On June 6, 2017, Plaintiff filed a Title VII discrimination charge against Defendant, alleging that he "ha[d] been discriminated against on the bas[i]s of [his] race." (D.E. No 1-2). He received a right-to-sue letter on August 18, 2017. (Id.). And Plaintiff filed the instant Complaint on or about November 17, 2017, alleging that Defendant "unfairly excluded [him] from employment . . . based upon false positive data" in the background check. (D.E. No. 1-3). In doing so, Plaintiff asserts, Defendant "willfully committed employment discrimination against [Plaintiff] and violated [his] civil rights as an employment candidate based upon [r]ace . . . ." (Id.). Plaintiff also asserts that Defendant "subjected [him] to disparate impact" because of "the specific and glaring ambiguity of its background check policy . . . ." (Id.). In support of these assertions, Plaintiff cites EEOC Enforcement Guidance on the Consideration of Arrest and Conviction Records in Employment Decisions Under Title VII of the Civil Rights Act of 1964, 2012 WL 1499883 (April 25, 2012) ("Enforcement Guidance"). (Id.).
Title VII of the Civil Rights Act of 1964, 42 U.S.C. 2000e, et seq.
On September 17, 2018, Defendant moved to dismiss pursuant to Federal Rules of Procedure 10(b), 12(b)(5) and 12(b)(6). (D.E. No. 20-1 ("Def. Mov. Br.")). Plaintiff opposed Defendant's motion. (D.E. No. 24 ("Pl. Opp. Br.")). And Defendant filed a reply. (D.E. No. 28).
II. Analysis
A. Dismissal for Insufficient Service of Process (12(b)(5))

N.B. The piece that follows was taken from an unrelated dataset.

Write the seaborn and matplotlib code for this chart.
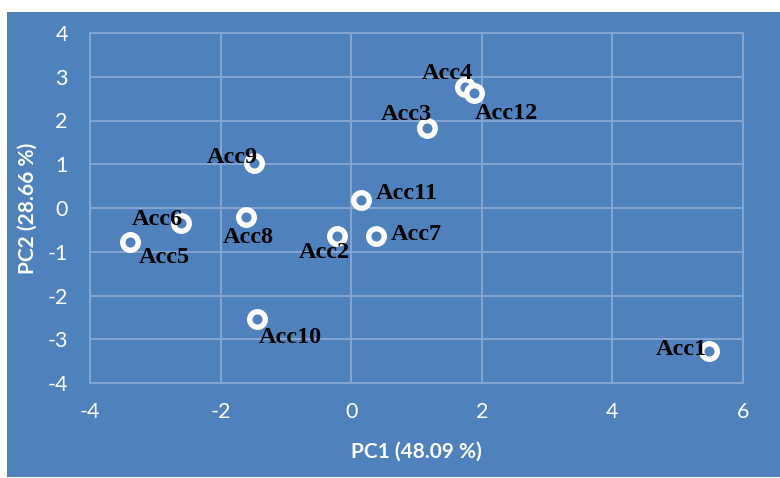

As suggested above, Defendant contends that the Court should dismiss under Federal Rule of Civil Procedure 12(b)(5) because Plaintiff has not properly effectuated service of process under Rule 4(j)(2) and Rule 4(m). (See Def. Mov. Br. at 6-15). In part, the Court agrees.
1. Rule 4(j)(2)
Federal Rule of Civil Procedure 4(j)(2) provides: "A state, a municipal corporation, or any other state-created governmental organization that is subject to suit must be served by . . . (A) delivering a copy of the summons and of the complaint to its chief executive officer; or (B) serving a copy of each in the manner prescribed by that state's law for serving a summons or like process on such a defendant." Plaintiff, then, correctly observes that "Fed R. Civ. P 4(j)(2) present[s] two (2) choices . . . ." (See Pl. Opp. Br. at 7). Yet Plaintiff has not complied with either choice.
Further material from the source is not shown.